• [EXERCISE OBJECTIVE]
From the entries below, print exactly the span beginning with the line holding "Clone this chart in Plotly." and ending with the line holding "import plotly.graph_objects as go", endpoints included, and skip any pictures.
========================================
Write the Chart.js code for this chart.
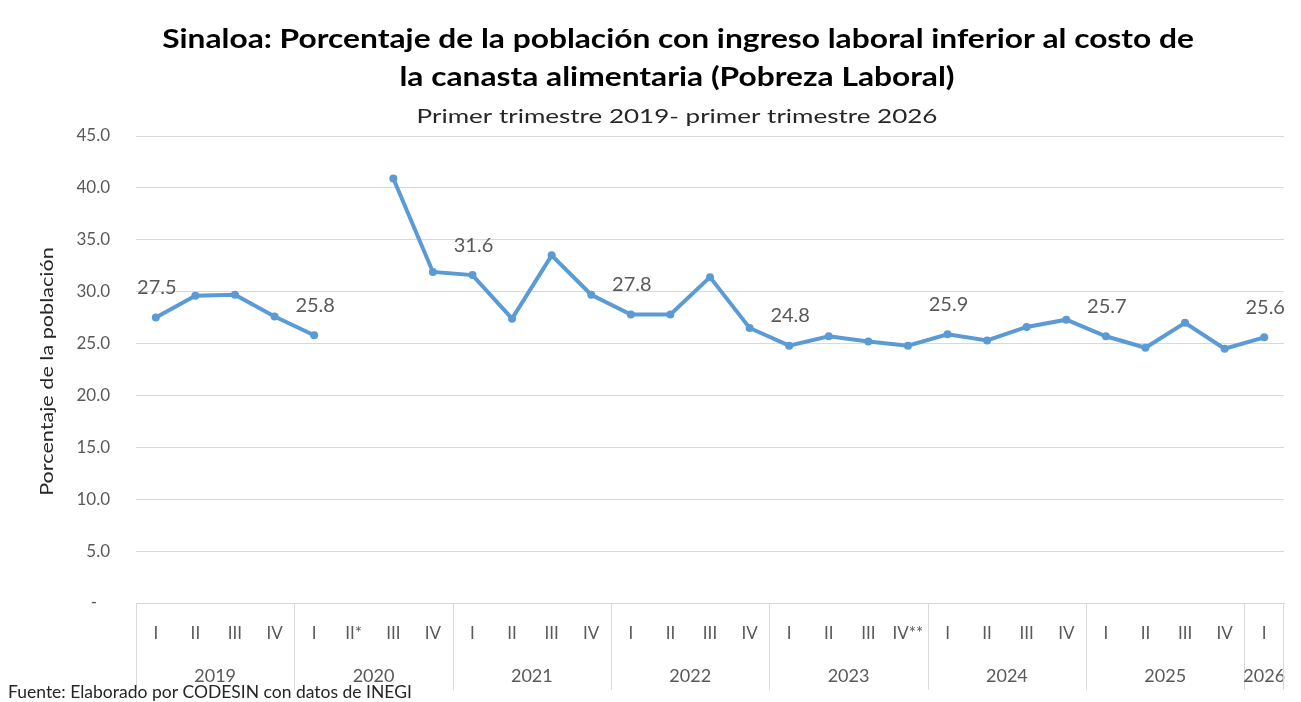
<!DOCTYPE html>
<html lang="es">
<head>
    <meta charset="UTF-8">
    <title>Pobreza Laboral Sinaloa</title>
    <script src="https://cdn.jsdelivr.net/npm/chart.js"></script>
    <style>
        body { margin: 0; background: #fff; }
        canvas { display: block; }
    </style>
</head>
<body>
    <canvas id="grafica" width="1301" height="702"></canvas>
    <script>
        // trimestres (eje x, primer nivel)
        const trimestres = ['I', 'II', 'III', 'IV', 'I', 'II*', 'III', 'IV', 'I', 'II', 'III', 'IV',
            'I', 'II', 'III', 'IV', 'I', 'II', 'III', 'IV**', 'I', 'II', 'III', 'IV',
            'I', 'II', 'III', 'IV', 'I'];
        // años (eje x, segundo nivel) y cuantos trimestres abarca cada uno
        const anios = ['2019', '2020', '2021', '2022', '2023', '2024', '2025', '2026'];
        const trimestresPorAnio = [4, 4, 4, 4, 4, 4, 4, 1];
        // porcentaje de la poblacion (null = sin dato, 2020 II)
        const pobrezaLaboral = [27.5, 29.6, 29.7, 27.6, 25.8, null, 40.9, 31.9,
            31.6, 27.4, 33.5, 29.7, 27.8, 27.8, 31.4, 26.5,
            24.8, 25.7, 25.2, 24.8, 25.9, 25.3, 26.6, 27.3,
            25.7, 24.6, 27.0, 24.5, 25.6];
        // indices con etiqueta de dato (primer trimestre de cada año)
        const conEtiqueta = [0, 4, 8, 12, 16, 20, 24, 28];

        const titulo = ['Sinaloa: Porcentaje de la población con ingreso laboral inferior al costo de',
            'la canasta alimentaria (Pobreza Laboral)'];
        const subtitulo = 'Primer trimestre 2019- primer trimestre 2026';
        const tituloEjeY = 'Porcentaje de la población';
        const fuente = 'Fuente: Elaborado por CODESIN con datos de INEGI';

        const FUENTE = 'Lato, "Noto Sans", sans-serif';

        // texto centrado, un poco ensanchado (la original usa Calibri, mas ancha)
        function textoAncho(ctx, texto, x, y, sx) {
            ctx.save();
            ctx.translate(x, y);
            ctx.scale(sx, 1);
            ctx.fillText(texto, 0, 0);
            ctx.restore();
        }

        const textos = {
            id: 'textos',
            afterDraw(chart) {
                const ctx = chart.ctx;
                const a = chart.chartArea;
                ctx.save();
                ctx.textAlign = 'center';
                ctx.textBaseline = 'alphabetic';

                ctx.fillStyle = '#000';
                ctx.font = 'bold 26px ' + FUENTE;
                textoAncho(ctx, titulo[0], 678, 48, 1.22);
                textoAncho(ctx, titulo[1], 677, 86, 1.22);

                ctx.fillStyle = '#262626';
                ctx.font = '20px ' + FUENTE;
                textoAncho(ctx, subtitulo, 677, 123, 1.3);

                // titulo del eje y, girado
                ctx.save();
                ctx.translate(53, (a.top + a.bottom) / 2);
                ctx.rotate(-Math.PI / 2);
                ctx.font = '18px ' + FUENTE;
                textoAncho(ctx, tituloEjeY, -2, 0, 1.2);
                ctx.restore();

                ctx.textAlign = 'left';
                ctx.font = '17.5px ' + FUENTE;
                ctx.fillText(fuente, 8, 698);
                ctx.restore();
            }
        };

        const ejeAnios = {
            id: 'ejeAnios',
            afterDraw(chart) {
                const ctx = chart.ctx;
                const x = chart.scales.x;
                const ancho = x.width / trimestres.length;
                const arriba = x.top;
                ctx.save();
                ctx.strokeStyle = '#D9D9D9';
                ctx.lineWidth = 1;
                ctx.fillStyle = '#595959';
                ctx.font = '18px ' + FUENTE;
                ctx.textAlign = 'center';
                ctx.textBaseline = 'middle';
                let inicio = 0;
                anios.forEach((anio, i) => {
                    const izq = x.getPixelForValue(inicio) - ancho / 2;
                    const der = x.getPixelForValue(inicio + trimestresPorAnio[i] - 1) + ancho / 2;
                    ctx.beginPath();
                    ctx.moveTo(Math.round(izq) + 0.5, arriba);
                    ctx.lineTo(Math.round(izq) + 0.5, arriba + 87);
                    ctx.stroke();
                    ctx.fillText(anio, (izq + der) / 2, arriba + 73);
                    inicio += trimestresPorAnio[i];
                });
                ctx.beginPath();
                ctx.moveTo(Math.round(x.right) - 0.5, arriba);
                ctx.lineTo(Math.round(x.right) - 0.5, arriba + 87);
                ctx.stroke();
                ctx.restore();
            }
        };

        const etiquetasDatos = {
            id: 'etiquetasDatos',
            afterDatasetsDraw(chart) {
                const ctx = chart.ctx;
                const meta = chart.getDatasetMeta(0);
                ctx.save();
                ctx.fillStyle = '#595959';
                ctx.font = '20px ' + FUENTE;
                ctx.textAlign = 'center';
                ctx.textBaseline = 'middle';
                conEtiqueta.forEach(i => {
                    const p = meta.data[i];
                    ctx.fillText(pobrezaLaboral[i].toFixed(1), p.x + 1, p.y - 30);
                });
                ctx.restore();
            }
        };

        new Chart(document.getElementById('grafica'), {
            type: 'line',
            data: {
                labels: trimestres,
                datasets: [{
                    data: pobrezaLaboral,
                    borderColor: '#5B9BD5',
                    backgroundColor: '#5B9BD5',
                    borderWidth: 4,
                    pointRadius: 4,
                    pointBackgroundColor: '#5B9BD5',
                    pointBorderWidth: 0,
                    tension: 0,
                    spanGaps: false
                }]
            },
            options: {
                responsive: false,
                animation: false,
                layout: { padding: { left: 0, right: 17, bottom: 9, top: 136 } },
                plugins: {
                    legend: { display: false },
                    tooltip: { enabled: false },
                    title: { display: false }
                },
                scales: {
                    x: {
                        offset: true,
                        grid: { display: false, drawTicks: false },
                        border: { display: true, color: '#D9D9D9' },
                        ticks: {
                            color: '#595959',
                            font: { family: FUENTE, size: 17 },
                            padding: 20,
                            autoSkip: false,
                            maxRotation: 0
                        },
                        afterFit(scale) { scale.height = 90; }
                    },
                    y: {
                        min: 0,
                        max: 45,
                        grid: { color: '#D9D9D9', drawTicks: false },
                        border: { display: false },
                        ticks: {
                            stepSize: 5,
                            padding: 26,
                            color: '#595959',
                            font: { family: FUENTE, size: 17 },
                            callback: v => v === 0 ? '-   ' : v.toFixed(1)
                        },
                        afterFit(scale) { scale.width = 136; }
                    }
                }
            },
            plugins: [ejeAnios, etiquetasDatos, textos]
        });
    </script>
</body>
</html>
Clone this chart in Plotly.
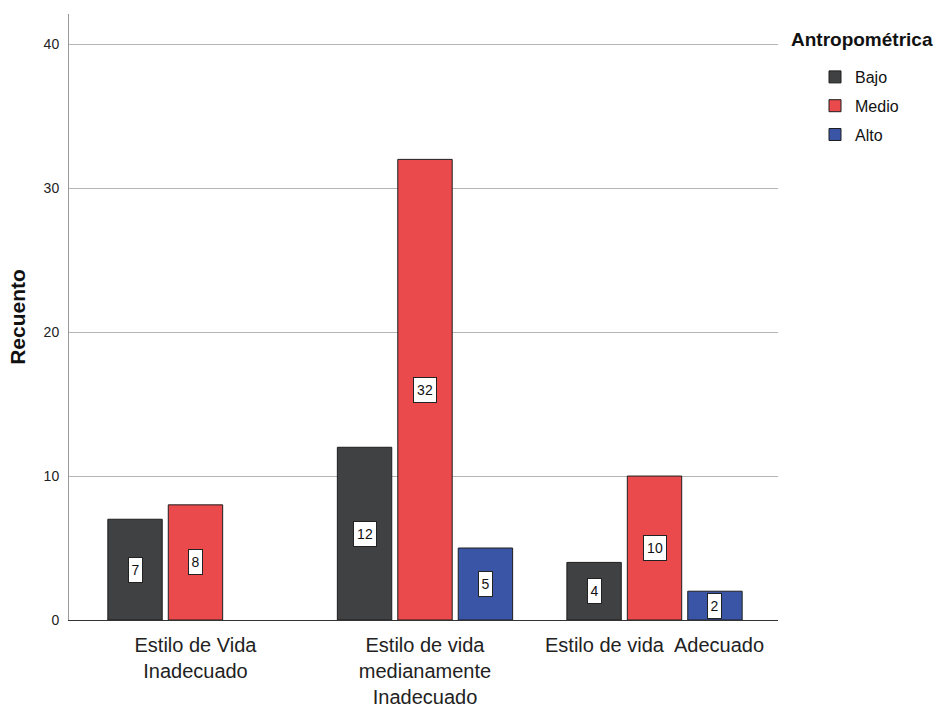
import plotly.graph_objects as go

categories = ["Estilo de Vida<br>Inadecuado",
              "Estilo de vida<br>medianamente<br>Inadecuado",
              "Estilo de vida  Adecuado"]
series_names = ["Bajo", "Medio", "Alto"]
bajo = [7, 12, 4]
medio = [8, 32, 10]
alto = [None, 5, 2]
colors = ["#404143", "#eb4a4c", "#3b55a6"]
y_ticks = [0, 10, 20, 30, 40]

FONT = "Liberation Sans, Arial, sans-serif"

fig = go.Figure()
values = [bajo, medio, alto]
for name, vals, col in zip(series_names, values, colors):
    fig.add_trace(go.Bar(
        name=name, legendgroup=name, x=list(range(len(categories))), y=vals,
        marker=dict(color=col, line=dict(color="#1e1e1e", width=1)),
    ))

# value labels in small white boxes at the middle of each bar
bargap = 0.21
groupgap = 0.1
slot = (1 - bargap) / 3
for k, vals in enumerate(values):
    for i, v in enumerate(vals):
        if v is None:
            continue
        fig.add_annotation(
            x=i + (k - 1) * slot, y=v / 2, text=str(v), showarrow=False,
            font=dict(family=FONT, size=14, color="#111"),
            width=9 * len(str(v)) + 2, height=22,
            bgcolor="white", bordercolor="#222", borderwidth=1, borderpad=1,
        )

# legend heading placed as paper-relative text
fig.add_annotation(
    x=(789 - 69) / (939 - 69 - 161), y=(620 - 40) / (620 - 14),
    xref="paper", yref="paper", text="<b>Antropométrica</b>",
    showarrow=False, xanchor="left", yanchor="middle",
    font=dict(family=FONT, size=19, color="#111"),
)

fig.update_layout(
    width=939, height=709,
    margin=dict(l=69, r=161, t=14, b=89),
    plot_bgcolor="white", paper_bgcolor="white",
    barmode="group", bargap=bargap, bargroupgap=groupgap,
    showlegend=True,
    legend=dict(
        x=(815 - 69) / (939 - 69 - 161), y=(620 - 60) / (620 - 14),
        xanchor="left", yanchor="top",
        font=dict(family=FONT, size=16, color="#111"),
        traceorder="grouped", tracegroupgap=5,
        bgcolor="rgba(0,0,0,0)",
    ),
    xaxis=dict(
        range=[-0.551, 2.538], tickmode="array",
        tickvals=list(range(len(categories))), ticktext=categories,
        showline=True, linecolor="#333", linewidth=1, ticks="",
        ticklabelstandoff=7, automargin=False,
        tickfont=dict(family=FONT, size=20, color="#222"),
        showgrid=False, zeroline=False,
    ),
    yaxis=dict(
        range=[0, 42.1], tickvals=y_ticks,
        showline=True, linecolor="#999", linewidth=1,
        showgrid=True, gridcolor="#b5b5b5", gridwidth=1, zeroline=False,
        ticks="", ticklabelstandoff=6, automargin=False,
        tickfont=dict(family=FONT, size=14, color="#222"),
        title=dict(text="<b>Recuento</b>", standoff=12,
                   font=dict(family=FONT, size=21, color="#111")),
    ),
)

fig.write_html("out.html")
========================================
• [RESULT OF THE TASK]
Clone this chart in Plotly.
import plotly.graph_objects as go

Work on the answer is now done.